Even if the language on which the PHA relies were binding, it could not support the PHA’s argument. In 1998, over a decade after Wright was decided, Congress rewrote ? 1437a(a)(2) and added the following language:

27

The monthly rental amount determined under this clause for a family shall be an amount, determined by the public housing agency, that does not exceed the greatest of the amounts (rounded to the nearest dollar) determined under subparagraphs (A), (B), and (C) of paragraph (1). This clause may not be construed to require a public housing agency to charge a monthly rent in the maximum amount permitted under this clause.

28

Quality Housing and Work Responsibility Act of 1998, Pub.L. No. 105-276, ? 523, 112 Stat. 2518, 2566 (codified at 42 U.S.C. ? 1437a(a)(2)(B)(i)(II)) (emphasis added). The amendment takes pains to ensure that the amounts set forth in ? 1437a(a)(1) are not construed as minimum rents. Once this putative rent floor is removed, the PHA’s argument has nothing left to stand on.

29

There is consequently no merit to the District Court’s conclusion that the tenants failed to show “actual provable injury” resulting from the PHA’s violations. The sanction imposed on a civil contemnor for his past conduct may not exceed the actual damages caused by his violation of the court’s order. See Gregory v. Depte, 896 F.2d 31, 34 (3d Cir.1990) (citing Quinter v. Volkswagen of Am., 676 F.2d 969 (3d Cir.1982)). It does not follow, however, that the tenants’ actual consumption of gas is the baseline from which their damages should be measured. As this Court explained years ago in National Drying Machinery Co. v. Ackoff, the offended party’s rights under the decree set the baseline for calculating his loss:

30

Whether an award in civil contempt be measured in terms of a plaintiff’s loss or a defendant’s profit, such an award, by very definition, must be an attempt to compensate plaintiff for the amount he is out-of-pocket or for what defendant by his wrong may be said to have diverted from the plaintiff or gained at plaintiff’s expense.

31

245 F.2d 192, 194 (3d Cir.1957); see also Quinter, 676 F.2d at 975 (“[I]n civil contempt proceedings enforcement of the rights and remedies of a litigant is the ultimate object.”); cf. Leman v. Krentler-Arnold Hinge Last Co., 284 U.S. 448, 455-56, 52 S.Ct. 238, 76 L.Ed. 389 (1932) (permitting the recovery of profits from a patent infringement in violation of a court order even though the patentee could not show damages resulting from the infringement).

32

For the reasons set forth above, the consent decree permitted the PHA to revise estimates of tenant consumption prospectively only. When PGW raised its rates, the tenants were entitled under paragraph 8 of the decree to have their allowances recalculated based on the increased rates and the consumption factor in effect at the time.

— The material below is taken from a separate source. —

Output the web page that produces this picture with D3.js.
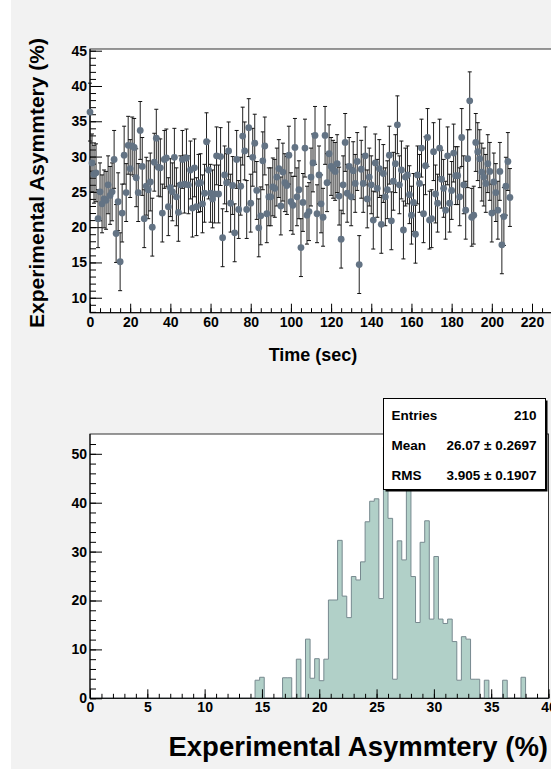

The difference between the allowances so calculated and the allowances the tenants received is the loss the tenants suffered and the benefit the PHA reaped as a result of the latter’s contempt. This is the tenants’ actual provable injury.

IV.

33

Because we conclude that the consent decree did not permit the PHA to offset a shortfall in the tenants’ allowances with revised estimates of tenant gas consumption, we need not consider the tenants’ alternative argument that they were wrongfully denied discovery and an evidentiary hearing to contest the revisions. The order of the District Court denying the tenants’ motion for reconsideration is accordingly vacated. On remand, the tenants’ motion to cite the PHA for civil contempt shall be granted, and an appropriate sanction shall be calculated in the manner described above.